Mr. Horta-Osório is in line for a £1.5 million bonus for 2012 that will be paid in deferred shares that he will not be able to access until 2018. To receive the bonus, the British government also must have sold at least one-third of its holding in the bank above 61 pence a share, which is what local taxpayers paid to bail out the bank in 2008.
Lloyds shares are trading around 54 pence, and have risen 56 percent over the 12 twelve months.
The bank’s net loss narrowed last year to £1.4 billion, compared with £2.8 billion in 2011.

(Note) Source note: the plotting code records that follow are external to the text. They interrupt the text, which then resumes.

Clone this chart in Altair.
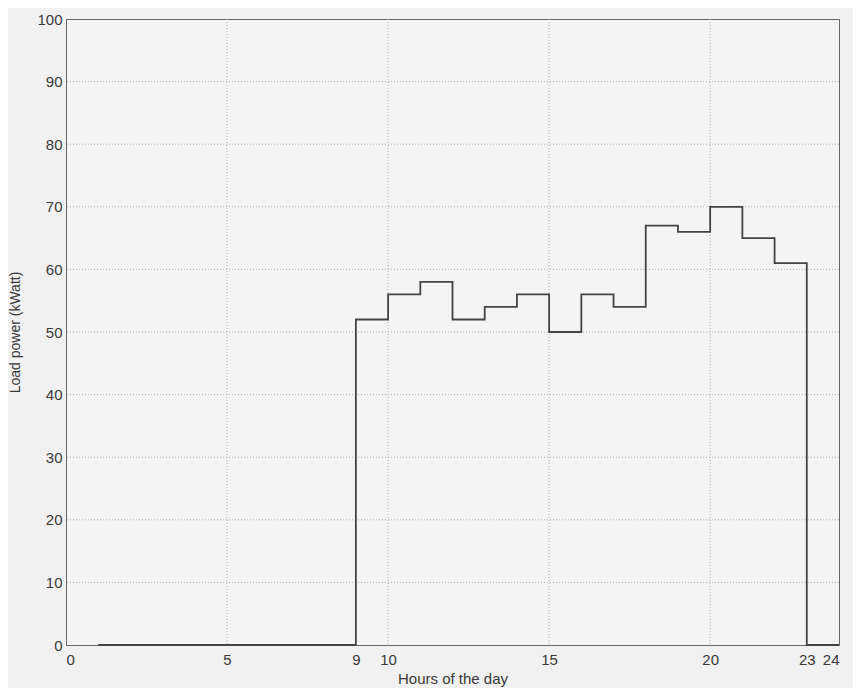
import altair as alt
import pandas as pd

hours = [1, 2, 3, 4, 5, 6, 7, 8, 9, 10, 11, 12, 13, 14, 15, 16, 17, 18, 19, 20, 21, 22, 23, 24]
load_kw = [0, 0, 0, 0, 0, 0, 0, 0, 52, 56, 58, 52, 54, 56, 50, 56, 54, 67, 66, 70, 65, 61, 0, 0]
x_ticks = [0, 5, 9, 10, 15, 20, 23, 24]
y_ticks = [0, 10, 20, 30, 40, 50, 60, 70, 80, 90, 100]
x_grid = [5, 10, 15, 20]
y_grid = [10, 20, 30, 40, 50, 60, 70, 80, 90]

df = pd.DataFrame({"hour": hours, "load": load_kw})
xs = alt.Scale(domain=[0, 24], nice=False)
ys = alt.Scale(domain=[0, 100], nice=False)

font = "Liberation Sans"

vgrid = alt.Chart(pd.DataFrame({"g": x_grid})).mark_rule(
    color="#b0b0b0", strokeDash=[1, 2], strokeWidth=1
).encode(x=alt.X("g:Q", scale=xs))
hgrid = alt.Chart(pd.DataFrame({"g": y_grid})).mark_rule(
    color="#b0b0b0", strokeDash=[1, 2], strokeWidth=1
).encode(y=alt.Y("g:Q", scale=ys))

line = alt.Chart(df).mark_line(
    interpolate="step-after", color="#444444", strokeWidth=1.8
).encode(
    x=alt.X("hour:Q", scale=xs, title="Hours of the day",
            axis=alt.Axis(values=x_ticks, format="d", grid=False, tickSize=0,
                          labelFontSize=15, titleFontSize=15, labelColor="#3a3a3a",
                          titleColor="#3a3a3a", domainColor="#666666",
                          labelFont=font, titleFont=font, titlePadding=4, labelPadding=7)),
    y=alt.Y("load:Q", scale=ys, title="Load power (kWatt)",
            axis=alt.Axis(values=y_ticks, format="d", grid=False, tickSize=0,
                          labelFontSize=15, titleFontSize=14, labelColor="#3a3a3a",
                          titleColor="#3a3a3a", domainColor="#666666",
                          labelFont=font, titleFont=font, titlePadding=14, labelPadding=4,
                          titleFontWeight="normal")),
)

chart = alt.layer(vgrid, hgrid, line).properties(
    width=773, height=626,
    autosize=alt.AutoSizeParams(type="none"),
    padding={"left": 58, "top": 11, "right": 14, "bottom": 43},
    background="#f1f1f1",
).configure_view(
    stroke="#666666", strokeWidth=1, fill="#f4f4f4"
).configure_axis(titleFontWeight="normal")

chart.save("out.html", embed_options={"renderer": "svg", "actions": False})
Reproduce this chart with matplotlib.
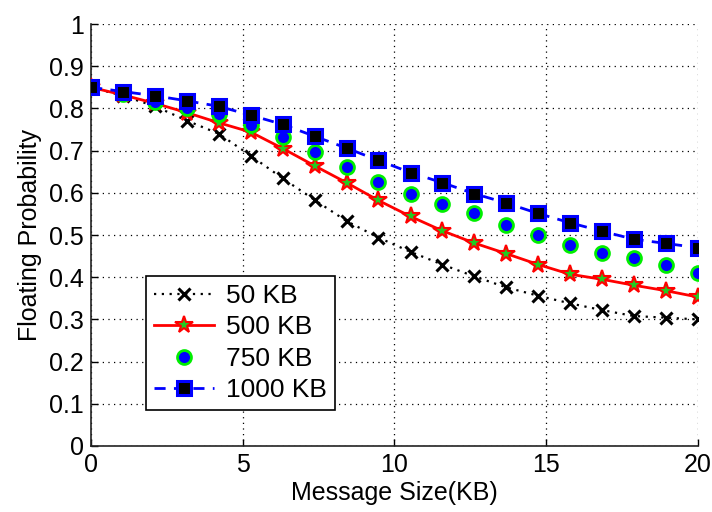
import matplotlib
matplotlib.use("Agg")
import matplotlib.pyplot as plt

plt.rcParams['font.family'] = ['Liberation Sans', 'DejaVu Sans']

# Message size (KB) at each sample
msg_size = [0, 1.05, 2.11, 3.16, 4.21, 5.26, 6.32, 7.37, 8.42, 9.47,
            10.53, 11.58, 12.63, 13.68, 14.74, 15.79, 16.84, 17.89, 18.95, 20]

# Floating probability per buffer size
kb50 = [0.85, 0.83, 0.805, 0.771, 0.740, 0.688, 0.634, 0.583, 0.533, 0.494,
        0.460, 0.430, 0.402, 0.376, 0.356, 0.338, 0.322, 0.308, 0.304, 0.300]
kb500 = [0.85, 0.832, 0.812, 0.790, 0.766, 0.744, 0.705, 0.664, 0.624, 0.582,
         0.544, 0.510, 0.481, 0.456, 0.430, 0.407, 0.395, 0.381, 0.368, 0.353]
kb750 = [0.85, 0.835, 0.815, 0.800, 0.786, 0.760, 0.732, 0.697, 0.661, 0.626,
         0.598, 0.573, 0.551, 0.524, 0.500, 0.476, 0.458, 0.446, 0.428, 0.410]
kb1000 = [0.85, 0.840, 0.830, 0.818, 0.805, 0.784, 0.762, 0.734, 0.706, 0.677,
          0.648, 0.624, 0.598, 0.576, 0.551, 0.529, 0.509, 0.490, 0.480, 0.470]

labels = ['50 KB', '500 KB', '750 KB', '1000 KB']
x_ticks = [0, 5, 10, 15, 20]
y_ticks = [0, 0.1, 0.2, 0.3, 0.4, 0.5, 0.6, 0.7, 0.8, 0.9, 1]
y_ticklabels = ['0', '0.1', '0.2', '0.3', '0.4', '0.5', '0.6', '0.7', '0.8', '0.9', '1']

fig = plt.figure(figsize=(7.12, 5.12), dpi=100)
ax = fig.add_axes([0.128, 0.129, 0.852, 0.824])

ax.plot(msg_size, kb50, color='black', linestyle=(0, (1, 2.5)), linewidth=1.6,
        marker='x', markersize=9, markeredgewidth=2.2, label=labels[0], zorder=3)
ax.plot(msg_size, kb500, color='red', linestyle='-', linewidth=2,
        marker='*', markersize=13, markerfacecolor='#22cc22', markeredgecolor='red',
        markeredgewidth=1.5, label=labels[1], zorder=4)
ax.plot(msg_size, kb750, linestyle='none',
        marker='o', markersize=10, markerfacecolor='blue', markeredgecolor='#00ee00',
        markeredgewidth=2, label=labels[2], zorder=5)
ax.plot(msg_size, kb1000, color='blue', linestyle=(0, (4, 3)), linewidth=2,
        marker='s', markersize=10, markerfacecolor='black', markeredgecolor='blue',
        markeredgewidth=2.2, label=labels[3], zorder=6)

ax.set_xlim(0, 20)
ax.set_ylim(0, 1)
ax.set_xticks(x_ticks)
ax.set_xticklabels([str(t) for t in x_ticks])
ax.set_yticks(y_ticks)
ax.set_yticklabels(y_ticklabels)

ax.grid(True, color='black', linestyle=(0, (1, 3.5)), linewidth=0.9)
ax.set_axisbelow(True)
for side in ('top', 'right'):
    ax.spines[side].set_visible(False)
for side in ('left', 'bottom'):
    ax.spines[side].set_linewidth(1.2)
    ax.spines[side].set_color('#222222')

ax.tick_params(direction='in', length=5, width=1, labelsize=18, pad=5)
ax.set_xlabel('Message Size(KB)', fontsize=18, labelpad=3)
ax.set_ylabel('Floating Probability', fontsize=18, labelpad=5)

leg = ax.legend(loc='lower left', bbox_to_anchor=(0.09, 0.085), fontsize=19,
                numpoints=1, handlelength=2.3, handletextpad=0.45,
                borderpad=0.3, labelspacing=0.28, borderaxespad=0,
                fancybox=False, framealpha=1, edgecolor='black')
leg.get_frame().set_linewidth(1.2)

fig.savefig('out.png', dpi=100)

Earnings were weighed down by a series of extra charges, including an additional £1.5 billion, or $2.3 billion, charge in the three months through Dec. 31 for inappropriately selling insurance to customers. The extra provision takes the total amount that Lloyds has set aside to compensate consumers to £6.8 billion.
Lloyds also more than tripled the amount during the fourth quarter of the year that it will use to compensate small businesses that were inappropriately sold interest-rate hedging products. The figure now stands at £400 million, up from £90 million.
The British bank also said that it continued to cooperate with local and international regulators over the investigation into the manipulation of global benchmark interest rates. Other British banks, including Barclays and the Royal Bank of Scotland, have been fined millions of dollars in connection to the rate-rigging scandal.
‘‘It is currently not possible to predict the scope and ultimate outcome of the various regulatory investigations,’’ Lloyds said in a statement.